A team led by materials science professor Yi Cui, incorporated single-walled carbon nanotubes into textiles using a technique usually used for dyeing. To create the nanotube dye, carbon nanotubes are dispersed in water with sodium dodecylbenzenesulphonate as a surfactant. The fabric sample is dipped into this mixture before being dried at 120°C for ten minutes.

This treatment gives the fabric a conductivity of 5 S/cm. Simple mechanical pressing of the fabric increases this to 125 S/cm, creating a highly-conductive material. Conductivity can be increased still further by increasing the number of dipping and drying cycles. Stretching the fabric also increases the conductance, which the researchers believe is due to better mechanical contacts between the fibres within the fabric.

Crucially, the fabric retains its texture and structure following treatment. The nanotubes bond easily to the fabric due to strong van der Waals forces and hydrogen bonding, and their flexibility means they can conform to the shape of the fabric fibres. Cotton samples washed in water and wrung out show no decrease in conductivity, with no carbon nanotubes present in the water. This demonstrable high adhesion is vital for high-speed roll-to-roll production processes, and to ensure to stability of energy storage.

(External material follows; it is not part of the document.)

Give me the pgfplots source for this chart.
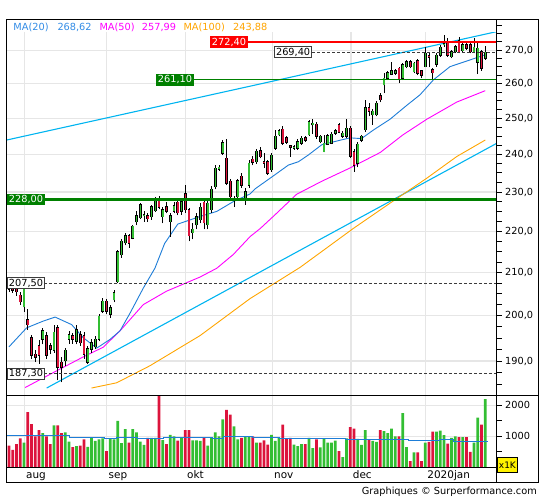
\documentclass[border=0pt]{standalone}
\usepackage{pgfplots}
\pgfplotsset{compat=1.18}
\usepackage{pgfplotstable}
\usepackage{fontspec}
\setmainfont{DejaVu Sans}
\definecolor{upg}{RGB}{51,190,51}
\definecolor{dnr}{RGB}{220,20,60}
\definecolor{ma20}{RGB}{30,125,215}
\definecolor{ma20t}{RGB}{50,140,230}
\definecolor{trend}{RGB}{0,180,240}
\definecolor{ma50}{RGB}{255,0,255}
\definecolor{ma100}{RGB}{255,165,0}
\definecolor{gridc}{RGB}{230,230,230}
\definecolor{lvl}{RGB}{0,128,0}
\definecolor{dashc}{RGB}{60,60,60}
\newcommand\lab{\fontsize{9.8}{11}\selectfont}
\begin{document}
\pgfplotstableread{
i O H L C V
4 202.0 207.0 200.8 206.2 800
9 194.8 197.3 193.6 196.6 1100
12 192.3 198.0 191.8 196.3 1350
15 190.1 192.9 189.0 192.3 1130
16 194.8 196.6 193.8 195.8 830
18 194.3 198.0 193.6 196.9 680
21 189.8 193.3 189.4 192.7 660
22 192.6 194.8 191.8 194.0 950
23 193.1 195.5 192.6 194.8 850
24 194.8 200.3 194.3 199.9 900
25 201.0 204.0 200.6 203.3 930
27 200.3 202.5 199.5 201.8 930
28 203.6 205.8 203.0 205.2 900
29 207.8 215.5 207.5 215.0 1500
30 214.2 218.0 213.5 217.5 780
31 217.2 219.5 216.5 218.9 1230
33 218.3 221.6 218.0 221.2 1230
34 222.4 225.0 221.5 223.9 1130
35 223.4 227.1 223.0 226.7 830
36 223.9 225.0 222.4 224.2 720
38 223.7 226.7 222.9 226.2 950
39 225.2 228.8 224.8 228.0 950
41 223.7 226.2 222.0 225.4 880
43 222.4 224.5 218.7 223.9 1050
44 225.0 227.5 224.5 226.4 1000
46 225.0 228.0 224.2 227.5 950
49 219.7 222.0 218.0 220.5 870
50 221.6 224.6 220.5 223.7 870
51 222.9 227.1 222.0 226.1 850
53 221.6 228.0 220.5 227.1 700
54 225.4 231.5 224.6 230.7 950
55 231.4 237.0 230.7 236.3 1130
56 236.0 237.2 235.6 236.5 1000
57 240.3 243.8 239.8 243.1 1550
60 227.8 229.0 226.1 228.2 1320
61 228.8 233.5 228.0 233.0 900
63 228.3 231.0 226.7 230.1 1000
64 231.7 238.5 231.0 237.6 1000
66 238.0 241.5 237.5 240.8 800
70 235.8 240.3 235.3 239.8 1050
71 241.7 246.7 241.2 244.9 850
72 245.3 247.0 244.9 246.5 950
76 241.7 242.6 241.2 242.1 730
77 241.7 244.2 241.2 243.5 680
78 243.0 244.9 242.6 244.4 750
80 245.3 249.5 245.0 249.0 950
81 248.1 249.7 245.5 248.6 620
83 243.5 245.3 243.0 244.9 640
84 240.7 245.3 240.5 243.0 930
85 242.8 245.5 242.5 245.1 800
86 243.0 246.0 242.8 245.5 800
87 245.8 247.0 245.3 246.5 860
89 244.9 246.3 244.4 245.8 330
90 244.9 249.7 244.4 247.2 930
93 237.6 243.5 236.5 242.8 920
94 243.9 245.3 243.3 244.9 720
95 246.7 255.3 246.2 252.9 1200
97 251.0 252.5 248.1 251.9 850
98 251.0 255.0 250.5 254.3 820
100 259.6 263.0 257.2 261.6 1170
101 261.6 263.8 261.0 263.2 1100
102 262.8 266.5 262.5 263.8 1250
103 263.0 264.3 262.5 263.8 1000
105 261.6 266.0 261.0 265.5 1750
106 265.0 267.0 264.5 266.5 650
108 263.5 266.5 263.0 266.0 480
111 265.0 271.1 264.8 269.1 800
114 265.7 269.0 265.0 268.5 1150
115 268.5 271.5 268.0 270.8 1180
116 271.6 274.7 271.0 272.0 1040
118 268.0 270.0 267.5 269.5 950
119 269.5 271.6 269.0 271.1 1000
121 269.8 272.1 269.5 271.6 970
124 269.5 273.6 269.0 270.8 800
125 266.3 272.6 262.8 270.5 1600
127 267.5 271.3 267.0 269.4 2200
}\up
\pgfplotstableread{
i O H L C V
0 207.0 208.0 205.5 206.0 700
1 206.5 207.2 205.2 205.8 560
2 206.0 206.8 204.5 205.5 750
3 204.7 205.5 202.5 203.2 930
5 199.1 201.4 196.9 198.0 1780
6 195.1 195.8 190.5 191.2 1390
7 191.5 192.3 189.8 190.8 1000
8 193.3 194.5 189.4 191.2 1200
10 195.5 196.3 190.5 191.2 1000
11 193.3 194.0 191.5 192.6 750
13 197.3 198.0 185.9 188.7 1350
14 189.8 190.8 185.5 188.7 1100
17 195.5 196.2 193.8 194.8 650
19 195.8 196.6 193.3 194.0 700
20 195.5 196.3 190.5 191.5 900
26 203.3 203.8 200.3 201.0 520
32 218.9 219.3 216.0 217.1 800
37 223.9 224.5 222.4 223.2 950
40 227.8 229.0 225.5 226.1 2400
42 226.2 227.5 224.5 225.0 750
45 227.4 228.0 224.0 224.6 860
47 229.5 231.9 224.6 225.4 1200
48 225.4 226.0 217.5 218.9 1200
52 227.4 228.0 220.5 222.2 940
58 238.9 244.3 231.8 232.3 1850
59 232.8 233.5 228.0 228.7 1700
62 234.1 235.0 231.0 231.7 950
65 238.7 239.5 237.0 237.9 1000
67 240.9 242.1 238.9 239.4 800
68 238.0 240.3 236.3 237.6 870
69 238.0 238.5 234.5 234.9 730
73 246.9 247.7 242.6 243.0 1380
74 244.6 245.0 242.8 243.3 930
75 242.3 242.6 239.4 241.9 950
79 244.6 245.1 243.5 243.9 750
82 248.3 249.0 244.2 244.9 900
88 248.1 248.6 245.8 246.1 520
91 247.2 247.8 239.0 239.5 1300
92 240.7 241.5 235.3 237.0 1250
96 252.9 254.3 250.5 251.9 880
99 256.4 257.2 254.5 255.3 1200
104 264.5 265.0 260.1 261.3 1000
107 266.5 267.0 264.5 265.0 200
109 266.8 267.3 262.5 263.0 480
110 263.8 264.0 261.5 262.5 200
112 268.3 269.1 264.8 267.8 820
113 264.0 264.5 261.1 263.2 1150
117 272.1 273.6 268.0 268.5 760
120 272.9 274.0 269.0 269.5 970
122 271.6 272.1 270.1 270.6 970
123 271.6 272.1 269.0 269.5 500
126 269.5 270.1 263.8 264.5 1380
}\dn
\begin{tikzpicture}[x=1bp,y=1bp]
\path[use as bounding box] (0,0) rectangle (545,500);
\begin{axis}[
  at={(6.7bp,104.7bp)}, anchor=south west,
  scale only axis, width=490bp, height=376bp,
  xmin=-0.613, xmax=130.05,
  ymode=log, ymin=182.8, ymax=279.6,
  ytick={190,200,210,220,230,240,250,260,270},
  yticklabels={{190,0},{200,0},{210,0},{220,0},{230,0},{240,0},{250,0},{260,0},{270,0}},
  minor ytick={185,187.5,192.5,195,197.5,202.5,205,207.5,212.5,215,217.5,222.5,225,227.5,232.5,235,237.5,242.5,245,247.5,252.5,255,257.5,262.5,265,267.5,272.5,275,277.5},
  ytick pos=right,
  xtick={4.08,26.05,47,70.2,91.2,111.07}, xticklabels={},
  xtick style={draw=none},
  tick align=outside, major tick length=5bp, minor tick length=5bp,
  tick style={black, line width=0.9bp},
  grid=major, major grid style={gridc, line width=1.2bp},
  axis line style={line width=1.2bp},
  yticklabel style={font=\lab, anchor=west},
]
% moving averages and trend lines
\addplot[trend, line width=1.1bp, mark=none] coordinates {(-0.613,243.9) (130.05,275.7)};
\addplot[trend, line width=1.1bp, mark=none] coordinates {(10.05,184.3) (130.05,243.0)};
\addplot[ma100, line width=0.9bp, mark=none] coordinates {(22,184.3) (28.7,185.4) (37.6,189.0) (51,195.6) (64.3,203.9) (77.6,211.2) (91.8,220.7) (101.6,227.1) (111.4,233.6) (119.4,239.4) (127,243.9)};
\addplot[ma50, line width=0.9bp, mark=none] coordinates {(4.3,184.4) (12.7,187.9) (19.8,190.9) (25.1,193.0) (29.6,196.6) (35.8,202.5) (42,205.6) (50.9,208.9) (55.4,211.0) (59.8,214.3) (64.3,218.7) (67,220.7) (71,224.2) (76.7,229.4) (83.4,232.8) (90.9,236.3) (99,240.5) (105,245.3) (111.4,249.7) (119.4,254.6) (127,257.9)};
\addplot[ma20, line width=0.9bp, mark=none] coordinates {(0,193.1) (4.7,197.3) (9.2,198.8) (12.3,199.7) (16.7,198.0) (19.8,195.1) (23.4,192.8) (26.9,194.7) (29.6,196.6) (32.3,200.6) (35.8,206.3) (38.9,211.0) (41.5,217.0) (45,221.8) (50.9,223.7) (55.4,225.0) (59.8,227.5) (64.3,229.5) (65.6,230.8) (70.9,234.5) (74.5,237.1) (77.2,238.0) (79.8,239.8) (83.4,242.6) (86.9,243.5) (90.9,244.5) (94,244.3) (97.2,246.7) (101.6,249.7) (106,253.6) (109.6,256.7) (113.2,261.1) (117.6,265.0) (122.9,267.0) (127,268.6)};
% wicks
\addplot[forget plot, draw=none, mark=none, error bars/.cd, y dir=plus, y explicit, error mark=none, error bar style={draw=black, line width=0.9bp}] table[x=i, y=L, y error expr=\thisrow{H}-\thisrow{L}] {\up};
\addplot[forget plot, draw=none, mark=none, error bars/.cd, y dir=plus, y explicit, error mark=none, error bar style={draw=black, line width=0.9bp}] table[x=i, y=L, y error expr=\thisrow{H}-\thisrow{L}] {\dn};
% bodies
\addplot[forget plot, draw=none, mark=none, error bars/.cd, y dir=plus, y explicit, error mark=none, error bar style={draw=black, line width=2.9bp, shorten <=-0.5bp, shorten >=-0.5bp}] table[x=i, y=O, y error expr=\thisrow{C}-\thisrow{O}] {\up};
\addplot[forget plot, draw=none, mark=none, error bars/.cd, y dir=plus, y explicit, error mark=none, error bar style={draw=upg, line width=1.5bp}] table[x=i, y=O, y error expr=\thisrow{C}-\thisrow{O}] {\up};
\addplot[forget plot, draw=none, mark=none, error bars/.cd, y dir=plus, y explicit, error mark=none, error bar style={draw=black, line width=2.9bp, shorten <=-0.5bp, shorten >=-0.5bp}] table[x=i, y=C, y error expr=\thisrow{O}-\thisrow{C}] {\dn};
\addplot[forget plot, draw=none, mark=none, error bars/.cd, y dir=plus, y explicit, error mark=none, error bar style={draw=dnr, line width=1.5bp}] table[x=i, y=C, y error expr=\thisrow{O}-\thisrow{C}] {\dn};
% levels
\addplot[red, line width=2.4bp, mark=none] coordinates {(63.7,272.4) (131,272.4)};
\addplot[lvl, line width=1bp, mark=none] coordinates {(49.3,261.1) (131,261.1)};
\addplot[lvl, line width=2.4bp, mark=none] coordinates {(-1,228) (131,228)};
\addplot[dashc, line width=0.8bp, dash pattern=on 3bp off 2bp, mark=none] coordinates {(80.8,269.4) (131,269.4)};
\addplot[dashc, line width=0.8bp, dash pattern=on 3bp off 2bp, mark=none] coordinates {(9.3,207.5) (131,207.5)};
\addplot[dashc, line width=0.8bp, dash pattern=on 3bp off 2bp, mark=none] coordinates {(9.3,187.3) (131,187.3)};
\node[fill=red, text=white, inner sep=1.6bp, anchor=east, font=\lab] at (axis cs:63.7,272.4) {272,40};
\node[fill=lvl, text=white, inner sep=1.6bp, anchor=east, font=\lab] at (axis cs:49.3,261.1) {261,10};
\node[fill=lvl, text=white, inner sep=1.6bp, anchor=west, font=\lab] at (axis cs:-0.5,228) {228,00};
\node[fill=white, draw=dashc, line width=0.8bp, inner sep=1.4bp, anchor=east, font=\lab] at (axis cs:80.8,269.4) {269,40};
\node[fill=white, draw=dashc, line width=0.8bp, inner sep=1.4bp, anchor=west, font=\lab] at (axis cs:-0.5,207.5) {207,50};
\node[fill=white, draw=dashc, line width=0.8bp, inner sep=1.4bp, anchor=west, font=\lab] at (axis cs:-0.5,187.3) {187,30};
\end{axis}
\begin{axis}[
  at={(6.7bp,32.7bp)}, anchor=south west,
  scale only axis, width=490bp, height=72bp,
  xmin=-0.613, xmax=130.05,
  ymin=0, ymax=2323,
  ytick={1000,2000}, yticklabels={1000,2000},
  minor ytick={500,1500},
  ytick pos=right,
  xtick={4.08,26.05,47,70.2,91.2,111.07}, xticklabels={},
  xtick style={draw=none},
  tick align=outside, major tick length=5bp, minor tick length=5bp,
  tick style={black, line width=0.9bp},
  grid=major, major grid style={gridc, line width=1.2bp},
  axis line style={line width=1.2bp},
  yticklabel style={font=\lab, anchor=west},
]
\addplot[ybar, bar width=2.8bp, bar shift=0pt, fill=upg, draw=none] table[x=i, y=V] {\up};
\addplot[ybar, bar width=2.8bp, bar shift=0pt, fill=dnr, draw=none] table[x=i, y=V] {\dn};
\addplot[const plot, ma20, line width=0.9bp, mark=none] coordinates {(-0.6,1032) (4.1,1022) (16.2,968) (25.5,925) (28.7,968) (34.3,925) (41.3,968) (54.3,935) (57.1,989) (65,968) (72,925) (89.7,903) (106.4,871) (114.8,892) (118.5,849) (127.8,849)};
\end{axis}
% header band and texts
\fill[white] (7.4,468.2) rectangle (496,480.1);
\begin{scope}[every node/.style={anchor=base west, inner sep=0, font=\lab}]
\node[text=ma20t] at (13.3,469.5) {MA(20)};
\node[text=ma20t] at (57.3,469.5) {268,62};
\node[text=ma50] at (99.3,469.5) {MA(50)};
\node[text=ma50] at (141.7,469.5) {257,99};
\node[text=ma100] at (183.3,469.5) {MA(100)};
\node[text=ma100] at (233,469.5) {243,88};
\end{scope}
% frames
\draw[line width=1.2bp] (6.7,17.7) rectangle (538.3,480.7);
\draw[line width=1.2bp] (496.7,17.7) -- (496.7,480.7);
\draw[line width=1.2bp] (6.7,104.7) -- (538.3,104.7);
\draw[line width=1.2bp] (6.7,32.7) -- (496.7,32.7);
% month labels
\begin{scope}[every node/.style={anchor=base west, inner sep=0, font=\fontsize{10.5}{12}\selectfont}]
\node at (26,21.5) {aug};
\node at (108.5,21.5) {sep};
\node at (187,21.5) {okt};
\node at (274,21.5) {nov};
\node at (352.7,21.5) {dec};
\node at (427.2,21.5) {2020jan};
\end{scope}
\node[fill=yellow, draw=black, line width=0.8bp, inner sep=0.5bp, anchor=north west, font=\fontsize{9}{10}\selectfont, minimum width=20.6bp, minimum height=14.4bp] at (496.7,42.7) {x1K};
\node[anchor=base east, inner sep=0, font=\lab] at (537,5) {Graphiques © Surperformance.com};
\end{tikzpicture}
\end{document}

Cotton proved to be around 2–3 times better than man-made fibres for energy storage as the porous nature of cotton fibres allows for better ion transport to the nanotubes, which act as the supercapacitor. Such fabric supercapacitors show very good cycling stability. 130,000 cycles caused only 2% variation in capacitance. The capacitance can be increased by electrodepositing pseudocapacitors, such as manganese oxide and ruthenium oxide, onto the carbon nanotubes. Again, the porous structure of cotton facilitates this.

“We are always interested in combining high-tech nanotechnology with low-tech industry, which motivates us to develop textile and paper batteries. Textile energy storage devices can be used for wearable electronics,” Cui tells tce. “The next step will be demonstrating how to integrate these devices into real clothes.”

The research was published in Nano Letters (doi: 10.1021/nl903949m).